YOUR INSTRUCTIONS:
Gather the lines that hold the string "with".

# start of DATASET SECTION

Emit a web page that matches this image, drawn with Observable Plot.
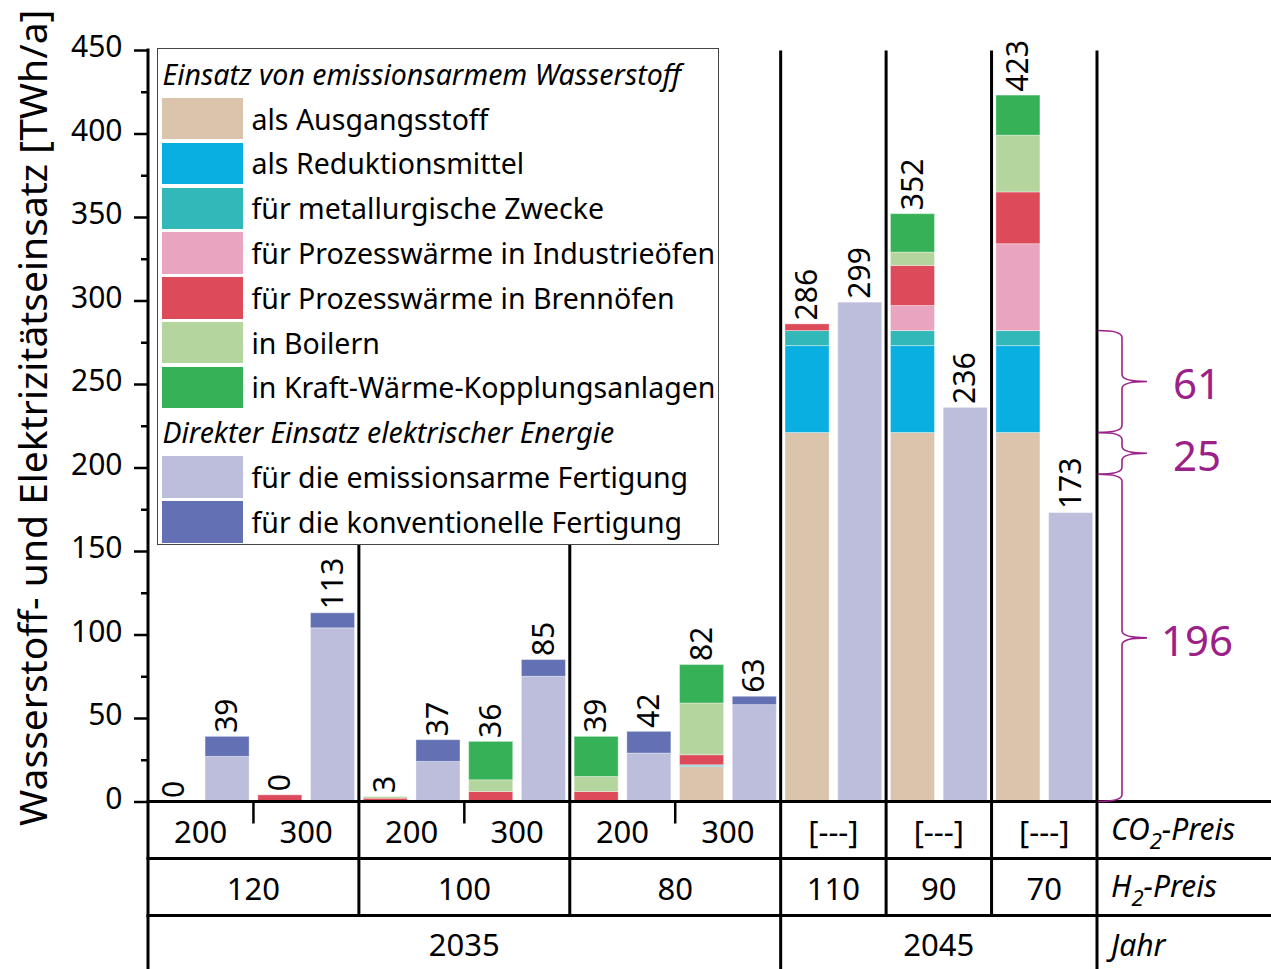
<!DOCTYPE html>
<html>
<head>
<meta charset="utf-8">
<script src="https://cdn.jsdelivr.net/npm/d3@7"></script>
<script src="https://cdn.jsdelivr.net/npm/@observablehq/plot@0.6"></script>
<style>
  html, body { margin: 0; padding: 0; background: #fff; }
  body { font-family: "Noto Sans", sans-serif; }
  #wrap { position: relative; width: 1271px; height: 969px; }
  #legend { position: absolute; left: 157px; top: 48px; width: 562px; height: 497px; box-sizing: border-box;
            border: 1.5px solid #444; background: #fff; padding-top: 2.5px; font-size: 28.5px; color: #000; }
  #legend .row { height: 44.8px; display: flex; align-items: center; white-space: nowrap; }
  #legend .title { font-style: italic; padding-left: 4.5px; }
  #legend .sw { width: 81px; height: 41.5px; margin-left: 3.5px; margin-right: 9px; flex: none; }
</style>
</head>
<body>
<div id="wrap"><div id="chart"></div><div id="legend"></div></div>
<script>
// ---------------- data ----------------
const barIds = [0,1,2,3,4,5,6,7,8,9,10,11,12,13,14,15,16,17];
const barLabels = ["0","39","0","113","3","37","36","85","39","42","82","63","286","299","352","236","423","173"];
const co2Prices = ["200","300","200","300","200","300","[---]","[---]","[---]"];
const co2BarCounts = [2,2,2,2,2,2,2,2,2];
const h2Prices = ["120","100","80","110","90","70"];
const h2BarCounts = [4,4,4,2,2,2];
const yearLabels = ["2035","2045"];
const yearBarCounts = [12,6];
const rowNames = ["CO2-Preis","H2-Preis","Jahr"];
const yTicks = [0,50,100,150,200,250,300,350,400,450];
const yMinorTicks = [25,75,125,175,225,275,325,375,425];

const h2Title = "Einsatz von emissionsarmem Wasserstoff";
const elTitle = "Direkter Einsatz elektrischer Energie";
const h2Series = ["als Ausgangsstoff","als Reduktionsmittel","für metallurgische Zwecke",
  "für Prozesswärme in Industrieöfen","für Prozesswärme in Brennöfen","in Boilern",
  "in Kraft-Wärme-Kopplungsanlagen"];
const elSeries = ["für die emissionsarme Fertigung","für die konventionelle Fertigung"];
const seriesColors = ["#dbc4ac","#0aafe2","#32b8b8","#e9a5c0","#dd4b5b","#b4d59e","#36b157","#bcbedc","#6371b4"];

const ausgangsstoff   = [0,0,0,0,   0,0,0,0,    0,0,21,0,    221,0,221,0,221,0];
const reduktion       = [0,0,0,0,   0,0,0,0,    0,0,0.5,0,   52,0,52,0,52,0];
const metallurgisch   = [0,0,0,0,   0,0,0,0,    0,0,0.5,0,   9,0,9,0,9,0];
const industrieoefen  = [0,0,0,0,   0,0,0,0,    0,0,0,0,     0,0,15,0,52,0];
const brennoefen      = [0,0,4,0,   2,0,6,0,    6,0,6,0,     4,0,24,0,31,0];
const boiler          = [0,0,0,0,   1,0,7,0,    9,0,31,0,    0,0,8,0,34,0];
const kwk             = [0,0,0,0,   0,0,23,0,   24,0,23,0,   0,0,23,0,24,0];
const emissionsarm    = [0,27,0,104, 0,24,0,75, 0,29,0,58,   0,299,0,236,0,173];
const konventionell   = [0,12,0,9,   0,13,0,10, 0,13,0,5,    0,0,0,0,0,0];

const braceFrom = [0,196,221];
const braceTo = [196,221,282];
const braceLabels = ["196","25","61"];

// ---------------- build tables ----------------
const seriesNames = [...h2Series, ...elSeries];
const seriesValues = [ausgangsstoff,reduktion,metallurgisch,industrieoefen,brennoefen,boiler,kwk,emissionsarm,konventionell];
const segments = [];
barIds.forEach((b,i) => seriesNames.forEach((s,k) => {
  const v = seriesValues[k][i];
  if (v > 0) segments.push({bar: b, series: s, value: v});
}));
const totals = barIds.map((b,i) => ({bar: b, label: barLabels[i], total: d3.sum(seriesValues, a => a[i])}));
const braces = braceFrom.map((f,i) => ({from: f, to: braceTo[i], label: braceLabels[i]}));

const PURPLE = "#9b2189";

function spans(counts, labels) {
  let s = 0;
  return counts.map((c,i) => { const r = {a: s, b: s + c - 1, label: labels[i]}; s += c; return r; });
}

// ---------------- decorations (table, frame, braces) ----------------
function decorations(index, scales, values, dims) {
  const x = scales.x, y = scales.y;
  const {width, height, marginLeft, marginRight, marginBottom} = dims;
  const left = marginLeft, right = width - marginRight, base = height - marginBottom;
  const top = y(450);
  const bw = x.bandwidth(), step = x.step(), gap = (step - bw) / 2;
  const n = barIds.length;
  const slot = k => k < n ? x(barIds[k]) - gap : x(barIds[n-1]) + bw + gap;
  const row1 = base + 57, row2 = base + 114;
  const g = d3.create("svg:g").attr("fill", "none").attr("text-anchor", "start");
  const line = (x1,y1,x2,y2,w=3) => g.append("line").attr("x1",x1).attr("y1",y1).attr("x2",x2).attr("y2",y2)
      .attr("stroke","#000").attr("stroke-width",w);
  // horizontal table lines
  [base, row1, row2].forEach(yy => line(left - 1.5, yy, width, yy));
  // left axis line
  line(left, top - 1.5, left, height);
  // separators
  const co2Spans = spans(co2BarCounts, co2Prices);
  const h2Spans = spans(h2BarCounts, h2Prices);
  const yrSpans = spans(yearBarCounts, yearLabels);
  const yearBoundaries = new Set(yrSpans.map(s => s.b + 1));
  h2Spans.forEach(s => {
    const k = s.b + 1;
    line(slot(k), top + 0.5, slot(k), yearBoundaries.has(k) ? height : row2);
  });
  // CO2 small ticks inside H2 groups
  co2Spans.forEach(s => {
    const k = s.b + 1;
    if (!h2Spans.some(h => h.b + 1 === k)) line(slot(k), base, slot(k), base + 22, 2.5);
  });
  // table texts
  const txt = (xx, yy, t, opts = {}) => g.append("text").attr("x", xx).attr("y", yy).attr("dy","0.35em")
      .attr("text-anchor", opts.anchor || "middle").attr("fill", opts.fill || "#000")
      .attr("font-size", opts.size || 30).attr("font-style", opts.italic ? "italic" : null).text(t);
  const mid = s => (x(barIds[s.a]) + x(barIds[s.b]) + bw) / 2;
  co2Spans.forEach(s => txt(mid(s), base + 31, s.label, {size: 31}));
  h2Spans.forEach(s => txt(mid(s), row1 + 31, s.label, {size: 31}));
  yrSpans.forEach(s => txt(mid(s), row2 + 30, s.label, {size: 31}));
  // right column labels with subscripts
  const lab = (yy, main, sub, rest) => {
    const t = g.append("text").attr("x", right + 14).attr("y", yy).attr("dy","0.35em")
      .attr("text-anchor","start").attr("fill","#000").attr("font-size",30).attr("font-style","italic");
    t.append("tspan").text(main);
    if (sub) {
      t.append("tspan").attr("dy", 9).attr("font-size", 22).text(sub);
      t.append("tspan").attr("dy", -9).text(rest);
    }
  };
  lab(base + 28, "CO", "2", "-Preis");
  lab(row1 + 28, "H", "2", "-Preis");
  lab(row2 + 30, rowNames[2]);
  // braces
  const x0 = right + 1, xb = right + 25, xt = right + 50;
  braces.forEach(b => {
    const y1 = y(b.to), y2 = y(b.from), ym = (y1 + y2) / 2, r = 7;
    const p = `M${x0},${y1} Q${xb},${y1} ${xb},${y1 + r} L${xb},${ym - r} Q${xb},${ym} ${xt},${ym}
               Q${xb},${ym} ${xb},${ym + r} L${xb},${y2 - r} Q${xb},${y2} ${x0},${y2}`;
    g.append("path").attr("d", p).attr("stroke", PURPLE).attr("stroke-width", 1.6).attr("fill","none");
    txt(right + 100, ym + 3, b.label, {fill: PURPLE, size: 42});
  });
  // y axis title
  g.append("text").attr("transform", `translate(33,${(top + base) / 2 - 8}) rotate(-90)`)
    .attr("text-anchor","middle").attr("dy","0.35em").attr("fill","#000").attr("font-size",39)
    .text("Wasserstoff- und Elektrizitätseinsatz [TWh/a]");
  return g.node();
}

// ---------------- plot ----------------
const chart = Plot.plot({
  width: 1271,
  height: 969,
  marginLeft: 148,
  marginRight: 174,
  marginTop: 50,
  marginBottom: 167.5,
  style: {fontFamily: "Noto Sans", fontSize: "30px", color: "#000", background: "#fff", overflow: "visible"},
  x: {type: "band", domain: barIds, paddingInner: 0.165, paddingOuter: 0.0825, round: false, axis: null},
  y: {domain: [0, 450]},
  color: {domain: seriesNames, range: seriesColors},
  marks: [
    Plot.axisY(yTicks, {tickSize: 14, strokeWidth: 2.5, label: null, tickFormat: () => ""}),
    Plot.axisY(yTicks, {tickSize: 0, tickPadding: 26, fontSize: 30, label: null, dy: -3, tickFormat: d => String(d)}),
    Plot.axisY(yMinorTicks, {tickSize: 7, strokeWidth: 2.5, label: null, tickFormat: () => ""}),
    Plot.barY(segments, {x: "bar", y: "value", fill: "series", stroke: "#fff", strokeWidth: 1, strokeOpacity: 0.35}),
    Plot.text(totals, {x: "bar", y: "total", text: "label", rotate: -90, textAnchor: "start", dy: -4, fontSize: 30, fill: "#000"}),
    decorations
  ]
});
document.getElementById("chart").appendChild(chart);

// ---------------- legend ----------------
const legend = d3.select("#legend");
const addTitle = t => legend.append("div").attr("class","row title").text(t);
const addItem = (name) => {
  const r = legend.append("div").attr("class","row");
  r.append("div").attr("class","sw").style("background", seriesColors[seriesNames.indexOf(name)]);
  r.append("span").text(name);
};
addTitle(h2Title);
h2Series.forEach(addItem);
addTitle(elTitle);
elSeries.forEach(addItem);
</script>
</body>
</html>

# end of DATASET SECTION

EXERCISE ANSWER:
Emit a web page that matches this image, drawn with Observable Plot.
  // right column labels with subscripts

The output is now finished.